How to justify resume points where you have not created any impact as a PM? You had no choice but to just build these features
Well, hopefully you've created some kind of impact. It may be that it's not obvious what that impact was, but hopefully the company, the product, and the market has done something in your tenure at this organization. Even if you've just executed off of a specific task list of features, hopefully some of them added some value to your community, to your users, and to the outcome of the business. And in that case, I'd highlight what happened to the product while you were there. Did you grow? Did you raise money? Did you achieve an outcome? Was there revenue growth? Point to those things, and people will connect the dots that hopefully your work had something to do with it.
That said, it's always much more ideal to have a very direct link between the stuff that you've done and the outcomes you've driven, which is why I just tell PMs to be laser focused on actual outcomes, rather than checklists and processes. Actually focus on the substance of what you're doing, what you're accomplishing, and the results you're delivering. So best not to find yourself in a situation like this if possible, but if you do, yeah, just do your best and fall back on the broader accomplishments of the organization and try to do better in your next role.
Impact as a PM extends beyond direct revenue or cost savings. Consider these aspects when justifying resume points:
User growth or retention: Did the feature help sustain or expand your user base?

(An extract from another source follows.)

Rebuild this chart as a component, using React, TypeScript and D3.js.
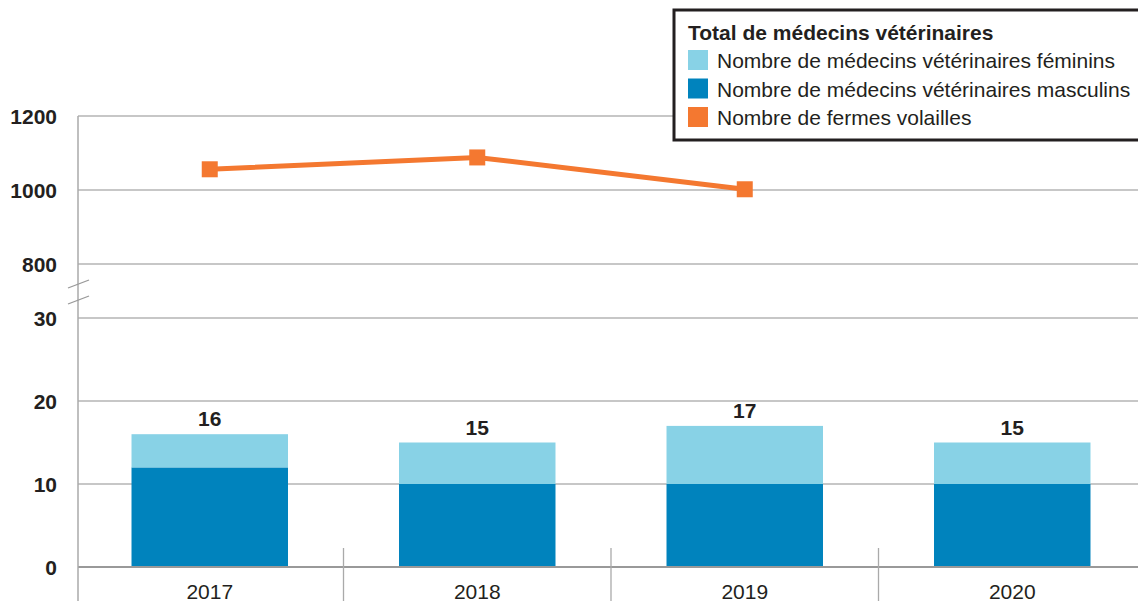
import React, { useRef, useEffect } from 'react';
import * as d3 from 'd3';

const years = ['2017', '2018', '2019', '2020'];
const maleVets = [12, 10, 10, 10];
const femaleVets = [4, 5, 7, 5];
const poultryFarms = [1056, 1088, 1002];

const lowTicks = [0, 10, 20, 30];
const highTicks = [800, 1000, 1200];

const legendTitle = 'Total de médecins vétérinaires';
const legendItems = [
  { label: 'Nombre de médecins vétérinaires féminins', color: '#88d2e6' },
  { label: 'Nombre de médecins vétérinaires masculins', color: '#0083bd' },
  { label: 'Nombre de fermes volailles', color: '#f47830' },
];

const FONT = '"Liberation Sans", Arial, Helvetica, sans-serif';

const App = () => {
  const ref = useRef(null);

  const width = 1138;
  const height = 601;
  const left = 78;
  const fs = 21;

  useEffect(() => {
    d3.select(ref.current).select('svg').remove();

    const svg = d3.select(ref.current).append('svg')
      .attr('width', width)
      .attr('height', height)
      .style('position', 'absolute')
      .style('left', 0)
      .style('top', 0)
      .style('font-family', FONT);

    const x = d3.scaleBand().domain(years).range([76, 1146]);
    const barW = x.bandwidth() * 0.585;

    const yLow = d3.scaleLinear().domain([0, 30]).range([567, 318]);
    const yHigh = d3.scaleLinear().domain([800, 1200]).range([264, 116]);

    // gridlines
    const grid = svg.append('g');
    highTicks.forEach(t => {
      grid.append('line')
        .attr('x1', left).attr('x2', width)
        .attr('y1', yHigh(t)).attr('y2', yHigh(t))
        .attr('stroke', '#b5b5b5').attr('stroke-width', 1.3);
    });
    lowTicks.filter(t => t > 0).forEach(t => {
      grid.append('line')
        .attr('x1', left).attr('x2', width)
        .attr('y1', yLow(t)).attr('y2', yLow(t))
        .attr('stroke', '#b5b5b5').attr('stroke-width', 1.3);
    });

    // tick labels
    const labels = svg.append('g')
      .attr('font-size', fs).attr('font-weight', 'bold').attr('fill', '#231f20')
      .attr('text-anchor', 'end');
    highTicks.forEach(t => {
      labels.append('text').attr('x', 57).attr('y', yHigh(t) + 7.5).text(t);
    });
    lowTicks.forEach(t => {
      labels.append('text').attr('x', 57).attr('y', yLow(t) + 7.5).text(t);
    });

    // stacked bars
    const stack = d3.stack().keys(['male', 'female'])(
      years.map((y, i) => ({ year: y, male: maleVets[i], female: femaleVets[i] })) as any
    );
    const colors = { male: '#0083bd', female: '#88d2e6' };
    stack.forEach(layer => {
      svg.append('g').selectAll('rect')
        .data(layer)
        .enter().append('rect')
        .attr('x', (d: any) => x(d.data.year) + (x.bandwidth() - barW) / 2)
        .attr('width', barW)
        .attr('y', d => yLow(d[1]))
        .attr('height', d => yLow(d[0]) - yLow(d[1]))
        .attr('fill', colors[layer.key]);
    });

    // totals
    svg.append('g').selectAll('text')
      .data(years)
      .enter().append('text')
      .attr('x', d => x(d) + x.bandwidth() / 2)
      .attr('y', (d, i) => yLow(maleVets[i] + femaleVets[i]) - 8)
      .attr('text-anchor', 'middle')
      .attr('font-size', fs).attr('font-weight', 'bold').attr('fill', '#231f20')
      .text((d, i) => maleVets[i] + femaleVets[i]);

    // axes lines
    svg.append('line')
      .attr('x1', left).attr('x2', width)
      .attr('y1', yLow(0)).attr('y2', yLow(0))
      .attr('stroke', '#999').attr('stroke-width', 2);
    svg.append('line')
      .attr('x1', left).attr('x2', left)
      .attr('y1', yHigh(1200)).attr('y2', height)
      .attr('stroke', '#aaa').attr('stroke-width', 1.5);
    years.slice(1).forEach(yr => {
      svg.append('line')
        .attr('x1', x(yr)).attr('x2', x(yr))
        .attr('y1', 548).attr('y2', height)
        .attr('stroke', '#aaa').attr('stroke-width', 1.3);
    });

    // axis break marks
    [288, 304].forEach(yy => {
      svg.append('line')
        .attr('x1', 68).attr('y1', yy)
        .attr('x2', 89).attr('y2', yy - 8)
        .attr('stroke', '#999').attr('stroke-width', 1.3);
    });

    // year labels
    svg.append('g').selectAll('text')
      .data(years)
      .enter().append('text')
      .attr('x', d => x(d) + x.bandwidth() / 2)
      .attr('y', 599)
      .attr('text-anchor', 'middle')
      .attr('font-size', fs).attr('fill', '#231f20')
      .text(d => d);

    // poultry farms line
    const line = d3.line<number>()
      .x((d, i) => x(years[i]) + x.bandwidth() / 2)
      .y(d => yHigh(d));
    svg.append('path')
      .datum(poultryFarms)
      .attr('d', line)
      .attr('fill', 'none')
      .attr('stroke', '#f47830')
      .attr('stroke-width', 5);
    svg.append('g').selectAll('rect')
      .data(poultryFarms)
      .enter().append('rect')
      .attr('x', (d, i) => x(years[i]) + x.bandwidth() / 2 - 8)
      .attr('y', d => yHigh(d) - 8)
      .attr('width', 16).attr('height', 16)
      .attr('fill', '#f47830');

    // legend
    const lg = svg.append('g');
    lg.append('rect')
      .attr('x', 674).attr('y', 10)
      .attr('width', 480).attr('height', 130)
      .attr('fill', '#fff').attr('stroke', '#231f20').attr('stroke-width', 3);
    lg.append('text')
      .attr('x', 688).attr('y', 40)
      .attr('font-size', fs).attr('font-weight', 'bold').attr('fill', '#231f20')
      .text(legendTitle);
    legendItems.forEach((item, i) => {
      lg.append('rect')
        .attr('x', 688).attr('y', 50 + i * 28.5)
        .attr('width', 20).attr('height', 20)
        .attr('fill', item.color);
      lg.append('text')
        .attr('x', 717).attr('y', 68 + i * 28.5)
        .attr('font-size', fs).attr('fill', '#231f20')
        .text(item.label);
    });
  }, []);

  return <div ref={ref}></div>;
};

export default App;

Engagement: How did the feature affect user interaction with the product?
Product value: Did it add foundational elements crucial for long-term success?
Competitive parity: Was it necessary to keep pace with market standards?
Future potential: Did it lay groundwork for upcoming strategic initiatives?
Focus on the metric you used (or would use) to define success for each feature. Even if you "just built" something, frame it in terms of its intended impact on these broader product and business goals. This approach demonstrates your strategic thinking and ability to align features with overarching objectives, key skills for any PM.
I'd always encourage you to think through impact and understand it before building a feature. Ask whoever is pushing you to build, ask your peers, validate with customers -- do whatever you can to understand and describe the problem your feature is solving for and how you'd measure impact. That said, especially earlier in your career, if you do have features that you think drive no impact, a couple of thoughts to help you think through -
Uplevel your thinking to that of your boss or whoever gave you the feature to build. Think about the context they have on the business and why you think it was important for them to have you build this feature. Think about what assumptions may have been different for them vs. your understanding and try to unpack those differences to the best of your ability. While this may not fully get you to your definition of impact, you may understand the assumptions and expected impact and compare to that. Of course, there is always the option to assume good intent, and think about the best possible outcome for the feature, and measure to that.
When representing on a resume, think about the skill a feature helped you develop or the metrics it did drive, even if not perfect and use that lens to capture how the skills add value to your next role. If you have other features/deliverables/work that actually drove impact, you can easily leave out one or two features that you dont believe had any impact on the customer or business. It's much better to focus on what you did that drove value or helped you learn than being comprehensive in capturing every feature you built on your resume.
This "problem" is not uncommon, especially at junior PM levels. If customer or business impact is unclear, I would recommend speaking to how closely your work aligned with the company’s strategic plans. While your contributions maybe did not have direct impact on customers or the business, you can allude to their indirect impact via supporting top-level corporate initiatives.
Okay, you are not happy with your recent track record - good opportunity to flex your analysis, story telling and “marketer” muscle.
Goals. These features didn’t seem to support your goal - but they likely supported someone else’s (even if you were unhappy about it)? Demonstrate how you supported supported those goals or how you thought outside of the scope of your immediate team, to support some fellow team.
Learning. Did these features fail, though you knew this from the start? Focus your story on what your team and organization could learn shipping these features, and how you had a chance to apply this learning to do better in what followed. This could include external (customers) and internal (process, best practices) learning.
Leadership. You weren’t happy with what sound like a top-down request to build these features. Likely your team wasn’t thrilled either. Tell a story how you helped them to “disagree and commit”, stay motivated and deliver what just needed to be done.
I believe that even in situations where you "had to build the features" you can still show impact. Impact is not just about more users, more dollars for the business - impact can be about learning. If you have to ship features, use the time after you delivered them to learn and to bring that learning back to the organisation to impact the future roadmap.
For example - you shipped feature x because you had to but you can still show whether feature x was impactful or not and why it was impactful or not. This information can inform others how to be make better choices in the future and allow you to impact the organisation with insights as well as actual outcomes.